Cocoa prices recently rebounded from 1.5-week lows, driven by tightening ICE-monitored US inventories reaching a 4.5-month low and a weaker British pound supporting London cocoa, alongside ongoing West African weather concerns impacting current crop quality and export pace. However, the market faces significant bearish pressures from weakening global demand, evidenced by major chocolate makers like Lindt and Barry Callebaut lowering guidance and substantial Q2 grinding declines across Europe, Asia, and North America. Despite a record 2023/24 global deficit, the International Cocoa Organization forecasts a 2024/25 surplus, indicating potential future supply recovery that could limit sustained price increases.

Analysis

Cocoa prices are exhibiting significant two-way volatility, caught between acute near-term supply tightness and mounting evidence of demand destruction coupled with a potential future supply recovery. On the bullish side, prices found support from ICE-monitored inventories in US ports falling to a 4.5-month low and a weaker British pound bolstering London-based contracts. Fundamentally, the market is contending with a historic 2023/24 global deficit, revised higher by the ICCO to -494,000 MT, and a 46-year low stocks-to-grindings ratio of 27.0%. This tightness is rooted in severe drought in West Africa, leading to a projected -9% year-over-year decline in the Ivory Coast's mid-crop and an anticipated -11% y/y drop in Nigeria's 2025/26 output.

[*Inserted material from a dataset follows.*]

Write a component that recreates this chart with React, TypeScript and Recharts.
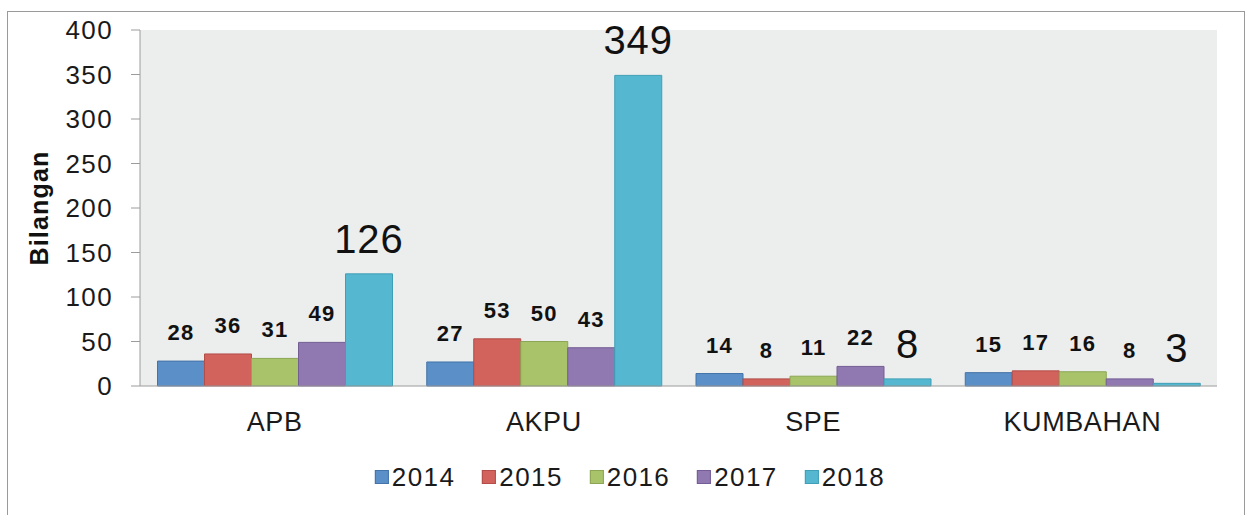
import { Bar, BarChart, CartesianGrid, LabelList, XAxis, YAxis } from "recharts";

const CATEGORIES = ["APB", "AKPU", "SPE", "KUMBAHAN"];
const YEARS = ["2014", "2015", "2016", "2017", "2018"];

const V2014 = [28, 27, 14, 15];
const V2015 = [36, 53, 8, 17];
const V2016 = [31, 50, 11, 16];
const V2017 = [49, 43, 22, 8];
const V2018 = [126, 349, 8, 3];

const Y_TICKS = [0, 50, 100, 150, 200, 250, 300, 350, 400];

const FILLS = ["#5B8FC8", "#D2625C", "#A8C36A", "#9078B1", "#55B8D0"];
const STROKES = ["#4373A8", "#B24D48", "#8BA654", "#745D94", "#3E9FB6"];

const FONT = "'Liberation Sans', Arial, sans-serif";

const rows = CATEGORIES.map((name, i) => ({
  name,
  y2014: V2014[i],
  y2015: V2015[i],
  y2016: V2016[i],
  y2017: V2017[i],
  y2018: V2018[i],
}));

export default function App() {
  return (
    <div style={{ position: "absolute", left: 0, top: 0, width: 1246, height: 515, overflow: "hidden", background: "#fff", fontFamily: FONT }}>
      <div
        style={{
          position: "absolute",
          left: 7,
          top: 11,
          width: 1238,
          height: 600,
          border: "1px solid #9a9a9a",
          boxSizing: "border-box",
        }}
      />
      <BarChart
        width={1246}
        height={515}
        data={rows}
        margin={{ top: 30, right: 29, left: 0, bottom: 0 }}
        barCategoryGap="6.5%"
        barGap={0}
        style={{ position: "absolute", left: 0, top: 0 }}
      >
        <CartesianGrid fill="#ECEDED" stroke="none" horizontal={false} vertical={false} />
        <XAxis
          dataKey="name"
          height={129}
          tickLine={false}
          tickSize={0}
          tickMargin={26}
          axisLine={{ stroke: "#9c9c9c" }}
          tick={{ fill: "#1a1a1a", fontSize: 27, fontFamily: FONT, letterSpacing: 0.6 }}
        />
        <YAxis
          width={140}
          domain={[0, 400]}
          ticks={Y_TICKS}
          interval={0}
          tickSize={9}
          tickMargin={18}
          axisLine={{ stroke: "#9c9c9c" }}
          tickLine={{ stroke: "#9c9c9c" }}
          tick={{ fill: "#1a1a1a", fontSize: 26, fontFamily: FONT, letterSpacing: 1.4 }}
          label={{
            value: "Bilangan",
            angle: -90,
            position: "insideLeft",
            dx: 34,
            style: { fill: "#111", fontSize: 25, fontWeight: "bold", fontFamily: FONT, textAnchor: "middle", letterSpacing: 1.2 },
          }}
        />
        {YEARS.map((year, i) => (
          <Bar
            key={year}
            dataKey={`y${year}`}
            name={year}
            fill={FILLS[i]}
            stroke={STROKES[i]}
            strokeWidth={1}
            isAnimationActive={false}
          >
            {i < 4 ? (
              <LabelList
                dataKey={`y${year}`}
                position="top"
                offset={21}
                style={{ fill: "#111", fontSize: 22, fontWeight: "bold", fontFamily: FONT, letterSpacing: 1.2 }}
              />
            ) : (
              <LabelList
                dataKey={`y${year}`}
                position="top"
                offset={21}
                style={{ fill: "#111", fontSize: 40, fontFamily: FONT, letterSpacing: 1 }}
              />
            )}
          </Bar>
        ))}
      </BarChart>
      <div
        style={{
          position: "absolute",
          left: 630,
          top: 462,
          transform: "translateX(-50%)",
          display: "flex",
          gap: 27,
          whiteSpace: "nowrap",
        }}
      >
        {YEARS.map((year, i) => (
          <div key={year} style={{ display: "flex", alignItems: "center" }}>
            <span
              style={{
                display: "inline-block",
                width: 14,
                height: 14,
                background: FILLS[i],
                border: `1px solid ${STROKES[i]}`,
                boxSizing: "border-box",
                marginRight: 3,
              }}
            />
            <span style={{ fontSize: 26, color: "#1a1a1a", lineHeight: "30px", letterSpacing: 1.4 }}>{year}</span>
          </div>
        ))}
      </div>
    </div>
  );
}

However, significant bearish headwinds are emerging. Major chocolate manufacturers like Lindt & Sprüngli and Barry Callebaut have lowered guidance, with the latter reporting a -9.5% sales volume decline in its latest quarter. This demand destruction is confirmed by substantial Q2 cocoa grinding reductions in Europe (-7.2% y/y) and Asia (-16.3% y/y). Furthermore, the supply outlook is improving, with recent rains in West Africa, a Mondelez report of a pod count 7% above the five-year average, and Ghana's projection of an 8.3% crop increase for 2025/26. Critically, the ICCO forecasts a pivot to a 142,000 MT global surplus for the upcoming 2024/25 season, the first in four years, which could cap long-term price appreciation.